While driving my school bus just the other day, I happened to ask a couple of teenagers about their knowledge of the battle of Lookout Mountain during the Civil War. They had no knowledge that there ever WAS a battle on that mountain! I was completely dumbfounded. Every day we drive across the foot of Lookout Mt., right past monuments and markers, right beneath the cannon placements above, and yet they never even knew there was a battle there! Unbelievable!As I see it, somewhere there was a breakdown in the education these children were given. How is it even possible that teenagers could graduate from schools in Chattanooga and never know that one of the key battles of the Civil War, the very war that liberated their ancestors from slavery (they were African-American), was fought in their own back yard?
Was this information not considered important enough to teach in public school?
 The Battle of Lookout Mountain
When I took just a few minutes to share some facts about what happened in and around Lookout Mountain and Chattanooga, making them look out the windows up to the low-hanging clouds that covered the bluffs, they began to understand some things. When I related how desperate the Union troops were, the seemingly invincible fortress that was Lookout Mountain and Missionary Ridge, and then used the clouds right in front of them to explain the “miracle” that took place, history came alive. I asked them to imagine how scary it was to a guy that may have walked all the way down from New York, just to look straight up that mountain and know that he was going to have to go up it with just a rifle and a bayonet.
Most American young people do not care about history because they have never been led to make a connection with the past. When it becomes personal, either by making it relevant or intriguing, they take ownership. We can’t just sit around and blame our children, or other’s, for not knowing what we do not teach them. The very same thing can be said about our faith and what we believe. Consider the following Scripture:
Joshua 4:4-7 Then Joshua called the twelve men, whom he had prepared of the children of Israel, out of every tribe a man: and Joshua said unto them, Pass over before the ark of Jehovah your God into the midst of the Jordan, and take you up every man of you a stone upon his shoulder, according unto the number of the tribes of the children of Israel; that this may be a sign among you, that, when your children ask in time to come, saying, What mean ye by these stones? then ye shall say unto them, Because the waters of the Jordan were cut off before the ark of the covenant of Jehovah; when it passed over the Jordan, the waters of the Jordan were cut off: and these stones shall be for a memorial unto the children of Israel for ever.

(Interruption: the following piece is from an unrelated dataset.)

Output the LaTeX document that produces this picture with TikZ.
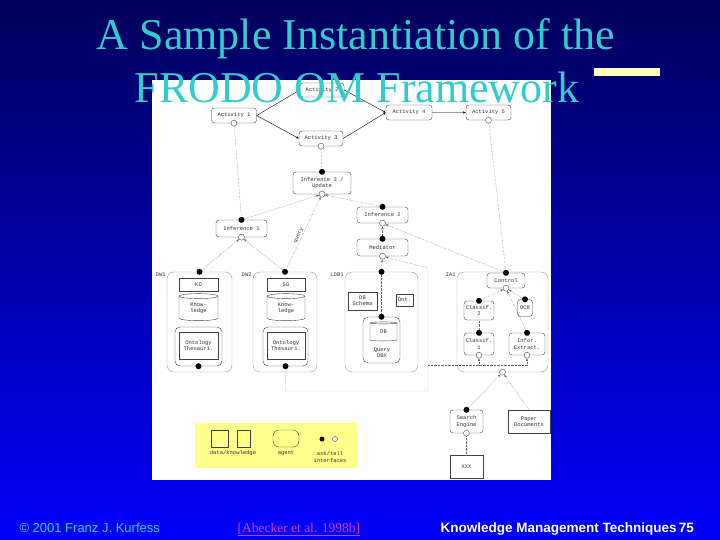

What can we learn from these verses? What principles can we see that could help our youth better understand our Faith, not to mention our history? Here are just a few observations.
- “When your children ask in time to come…” If our children are not asking questions, they need to be. We need to lead them to places and discussions that would cause them to ask the right questions that lead them to discover truth.
- “These stones…” There needs to be stones of remembrance, monuments, memorials in each Christian’s life that cause others to ask “the reason of the hope that is in you” (1 Peter 3:15).
- “Then ye shall say unto them…” Do we know what to say when they do ask? We had better! What a loss and a missed opportunity when a child, even an adult, asks “what does this mean,” and we have nothing to say.
- “Your children…” It is our responsibility to teach our children, not the state, nor a stranger. Ultimately, we will be held accountable for what they learn, and from whom.
I can’t be held responsible for all the children of America, but I will be held responsible for mine (that’s one BIG reason we homeschool). You will have to answer for yours. And when it comes to the others that ride our buses, or mow our lawns, or stand in line, or or sit in our Sunday School classes, or whatever, don’t waste an opportunity to explain the reason for the “stones,” even if it’s a big mountain.